I’ve just had a frustrating time trying to order a package in France. The story has a happy ending but really?
In the shipping section of the order they requested the mobile number at the delivery address. I entered it. It failed verification. Remembering that mobile numbers in France differ if you’re calling from outside the country or inside (no, it’s not just adding the country code) I looked up the differences. Nope, I had it right. Tried again with slight variations. Nope. Gave up. Sent a note to the vendor.
The next morning they replied and asked me to enter the address and phone directly in the order instead of the address book. Nope.
What was I doing? Was I transposing things without realizing it? Was I including a return when copying the number from Contacts? Nope. Then I tried a couple online number verification services. Failed them, too.
I messaged my friend (at the number ) and asked her to text me her mobile number exactly as she would give it to a French person. Copied it from the message and, you guessed it, it worked. But it looked exactly the same! What on earth?

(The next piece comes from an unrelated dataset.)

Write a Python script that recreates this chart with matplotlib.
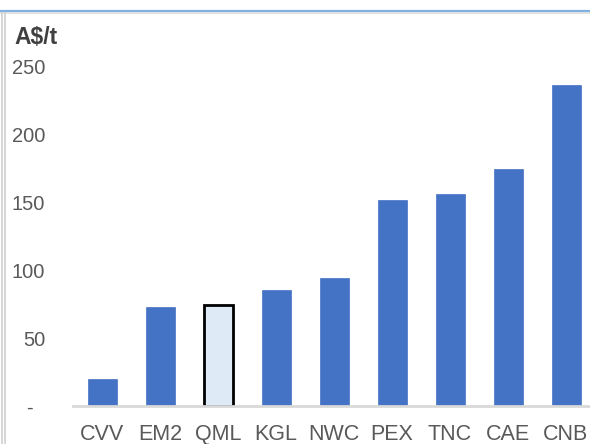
import matplotlib
matplotlib.use("Agg")
import matplotlib.pyplot as plt
from matplotlib.lines import Line2D

companies = ["CVV", "EM2", "QML", "KGL", "NWC", "PEX", "TNC", "CAE", "CNB"]
values = [19.6, 72.8, 74.5, 85.5, 94.3, 151.7, 155.6, 174.3, 236.2]
highlight = "QML"
y_ticks = [0, 50, 100, 150, 200, 250]
y_tick_labels = ["-  ", "50", "100", "150", "200", "250"]

plt.rcParams["font.family"] = ["Liberation Sans", "DejaVu Sans"]

W, H = 590, 444
fig = plt.figure(figsize=(W / 100, H / 100), dpi=100)
# axes spans past the right edge, like the cropped original
ax = fig.add_axes([73 / W, 38 / H, 522 / W, 340 / H])

face = ["#DEEBF7" if c == highlight else "#4472C4" for c in companies]
edge = ["black" if c == highlight else "#4472C4" for c in companies]
lw = [2.0 if c == highlight else 0.5 for c in companies]
ax.bar(companies, values, width=0.5, color=face, edgecolor=edge, linewidth=lw, zorder=2)

ax.set_xlim(-0.5, len(companies) - 0.5)
ax.set_ylim(0, 250)
ax.set_yticks(y_ticks)
ax.set_yticklabels(y_tick_labels)

for s in ["top", "right", "left"]:
    ax.spines[s].set_visible(False)
ax.spines["bottom"].set_color("#D9D9D9")
ax.spines["bottom"].set_linewidth(2)
ax.spines["bottom"].set_zorder(3)

ax.tick_params(axis="y", length=0, pad=20, labelsize=14.5, labelcolor="#595959")
ax.tick_params(axis="x", length=0, pad=13, labelsize=15.5, labelcolor="#595959")

fig.text(14 / W, 1 - 38 / H, "A$/t", fontsize=16.5, fontweight="bold", color="#404040",
         ha="left", va="center")

# frame lines of the original screenshot
fig.add_artist(Line2D([0, 1], [1 - 11 / H, 1 - 11 / H], transform=fig.transFigure,
                      color="#7FB2E0", linewidth=1.6))
fig.add_artist(Line2D([0, 1], [1 - 13.5 / H, 1 - 13.5 / H], transform=fig.transFigure,
                      color="#DDDDDD", linewidth=1.2))
for x in (1.5, 5.0):
    fig.add_artist(Line2D([x / W, x / W], [0, 1 - 13 / H], transform=fig.transFigure,
                          color="#D0D0D0", linewidth=1.2))

fig.savefig("out.png", dpi=100)
plt.close(fig)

So, I fired up Python in the terminal ready to execute “my Number”==“herNumber”. Didn’t even have to press return. When myNumber was pasted-in the Terminal escaped the two invisible, zero-width characters at the beginning and end of the mobile number: U+202D myNumber U+202C.
Mac Contacts appears to enclose all phone numbers, not just furrin ones, with those two characters when you copy them. It doesn’t do it when you export a VCF. And, I just tried once but it appears IOS doesn’t do this.
What are those two pesky characters? U+202D is a Left Right Override and U+202C is a Pop Directional Formatting. In other words it’s probably exempting the phone number from the surrounding text flow direction—an issue if the surrounding text is Hebrew or Arabic (or Japanese or Chinese ).
They’re zero-width so you can’t see them when you select them and it is impossible to omit them by drag-selecting.
The reason, obviously, the copy failed verification is because multiple website developers aren’t filtering their inputs. Well, they do, sorta, by asking you to omit various and sundry characters yourself rather than writing a straight-forward regex.
The moral of the story is that when things fail that look exactly the same, key it in manually (Why do we use these computer-things again?).
Edit: This is with macOS Ventura 13.0.1 and the behavior occurs when you copy a number directly from a contacts card.